The Cut Out Girl by Bart van Es, professor of English at Oxford University, tells the story of Lien de Jong, who as a young Jewish girl was sheltered by the author’s grandparents in Nazi-occupied the Netherlands during the Second World War. Lien later became estranged from the van Es family, and the author set out to find out why.

The book was announced as the winner of the £30,000 Costa award on Tuesday evening, with the judges describing it as "sensational and gripping - the hidden gem of the year".

Ms de Jong, now 85, attended the Costa ceremony, where she described how she did not speak about what happened to her until Prof van Es approached her.

She added: "Nobody spoke about it during the war or after the war... The time before that, I had no words. I never thought I had a story but Bart wrote it down and it was a story."

Professor van Es told the JC that the book had been "healing and helpful" for his family and for Lien and her family, some of whom live in Israel.

"I feel I have gained them as cousins," he said. "It's a great thing that everyone has found the book an enrichment. Now, thanks to the Costa Prize, it will be shared with more readers, which is wonderful." 

The win comes after the JC’s chief fiction reviewer David Herman noted that the JQ Wingate Prize shortlist contained “no history books or biographies in a good year for both”, specifically citing The Cut Out Girl's absence. 
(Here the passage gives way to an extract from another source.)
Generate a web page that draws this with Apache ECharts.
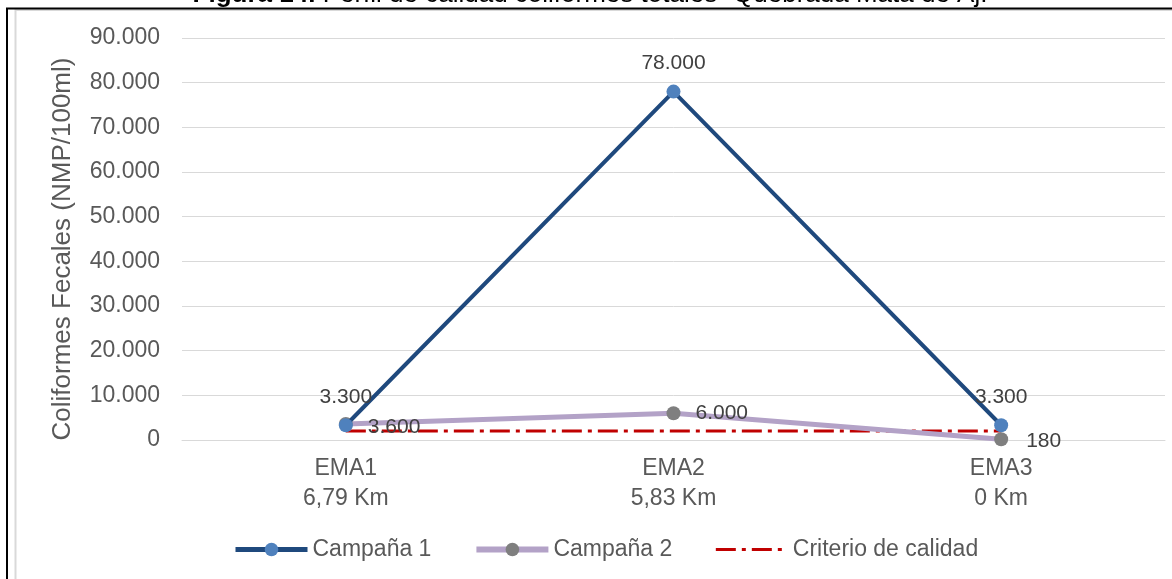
<!DOCTYPE html>
<html>
<head>
<meta charset="utf-8">
<script src="https://cdn.jsdelivr.net/npm/echarts@6/dist/echarts.min.js"></script>
<style>
html,body{margin:0;padding:0;background:#fff;}
#chart{width:1172px;height:579px;}
</style>
</head>
<body>
<div id="chart"></div>
<script>
const categories = ['EMA1\n6,79 Km', 'EMA2\n5,83 Km', 'EMA3\n0 Km'];
const campana1 = [3300, 78000, 3300];
const campana2 = [3600, 6000, 180];
const criterio = [2000, 2000, 2000];
const seriesNames = ['Campaña 1', 'Campaña 2', 'Criterio de calidad'];
const yAxisName = 'Coliformes Fecales (NMP/100ml)';
const titleBold = 'Figura 14.';
const titleText = 'Perfil de calidad coliformes totales- Quebrada Mata de Aj.';

function fmt(v) {
  return String(Math.round(v)).replace(/\B(?=(\d{3})+(?!\d))/g, '.');
}

const FONT = '"Liberation Sans", Arial, sans-serif';
const chart = echarts.init(document.getElementById('chart'), null, {renderer: 'canvas'});
chart.setOption({
  backgroundColor: '#fff',
  animation: false,
  textStyle: {fontFamily: FONT},
  graphic: [
    {type: 'rect', shape: {x: 15.5, y: 10, width: 1200, height: 600}, style: {fill: 'none', stroke: '#d9d9d9', lineWidth: 2}, silent: true},
    {type: 'line', shape: {x1: 6, y1: 8.5, x2: 1172, y2: 8.5}, style: {stroke: '#000', lineWidth: 2}},
    {type: 'line', shape: {x1: 7, y1: 8, x2: 7, y2: 579}, style: {stroke: '#000', lineWidth: 2}},
    {type: 'text', x: 590, y: -5, style: {
      text: '{b|' + titleBold + '} ' + titleText,
      rich: {b: {fontWeight: 'bold', fontSize: 26, fontFamily: FONT, fill: '#000'}},
      font: '26px ' + FONT, fill: '#000', align: 'center', verticalAlign: 'middle'
    }}
  ],
  grid: {left: 182, right: 7, top: 38, bottom: 139, containLabel: false},
  legend: {
    data: [
      {name: seriesNames[0], lineStyle: {width: 5}},
      {name: seriesNames[1], lineStyle: {width: 6}},
      {name: seriesNames[2], lineStyle: {width: 3}, itemStyle: {color: 'rgba(0,0,0,0)', borderWidth: 0}}
    ],
    top: 533,
    left: 228,
    itemWidth: 72,
    itemHeight: 17,
    itemGap: 42,
    textStyle: {fontSize: 23, color: '#595959', fontFamily: FONT}
  },
  xAxis: {
    type: 'category',
    data: categories,
    boundaryGap: true,
    axisLine: {lineStyle: {color: '#d9d9d9', width: 1}},
    axisTick: {show: false},
    axisLabel: {fontSize: 23, color: '#595959', lineHeight: 30, margin: 14, fontFamily: FONT}
  },
  yAxis: {
    type: 'value',
    min: 0, max: 90000, interval: 10000,
    name: yAxisName,
    nameLocation: 'middle',
    nameGap: 106,
    nameTextStyle: {fontSize: 26, color: '#595959', fontFamily: FONT, padding: [0, 20, 0, 0]},
    axisLine: {show: false},
    axisTick: {show: false},
    splitLine: {lineStyle: {color: '#d9d9d9', width: 1}},
    axisLabel: {fontSize: 23, color: '#595959', margin: 22, formatter: v => fmt(v), fontFamily: FONT}
  },
  series: [
    {
      name: seriesNames[0], type: 'line', data: campana1,
      symbol: 'circle', symbolSize: 14,
      lineStyle: {color: '#1f497d', width: 4},
      itemStyle: {color: '#4f81bd'},
      z: 3,
      label: {show: true, position: 'top', distance: 11, fontSize: 21, color: '#404040', formatter: p => fmt(p.value), fontFamily: FONT}
    },
    {
      name: seriesNames[1], type: 'line', data: campana2,
      symbol: 'circle', symbolSize: 14,
      lineStyle: {color: '#b3a2c7', width: 5},
      itemStyle: {color: '#7f7f7f'},
      z: 2,
      label: {show: true, position: 'right', distance: 15, fontSize: 21, color: '#404040', formatter: p => fmt(p.value), fontFamily: FONT},
      labelLayout: function (p) {
        if (p.dataIndex === 0) return {dy: 3};
        if (p.dataIndex === 2) return {dy: 2, dx: 3};
        return {};
      }
    },
    {
      name: seriesNames[2], type: 'line', data: criterio,
      symbol: 'none',
      lineStyle: {color: '#c00000', width: 3, type: [20, 6, 4, 6]},
      itemStyle: {color: '#c00000'},
      z: 1
    }
  ]
});
</script>
</body>
</html>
The book had also failed to make the prize's longlist of 13 books, announced in December. 

Now in its 42nd year, the JQ Wingate Prize, worth £4,000 and run in association with the JW3 Jewish community centre, is awarded to "the best book, fiction or non-fiction, to translate the idea of Jewishness to the general reader.”

Shoshana Boyd Gelfand, the Wingate Prize's chair of judges, told the JC: “We are looking forward to announcing the winner of the JQ Wingate prize on February 25 at a panel event [at JW3] where the judges will shed light on the process and their choices.

“The recent announcement of The Cut-Out Girl as the winner of the Costa prize just demonstrates how many superb books there were to choose from this year and how differently each judging panel fulfils their mandate.”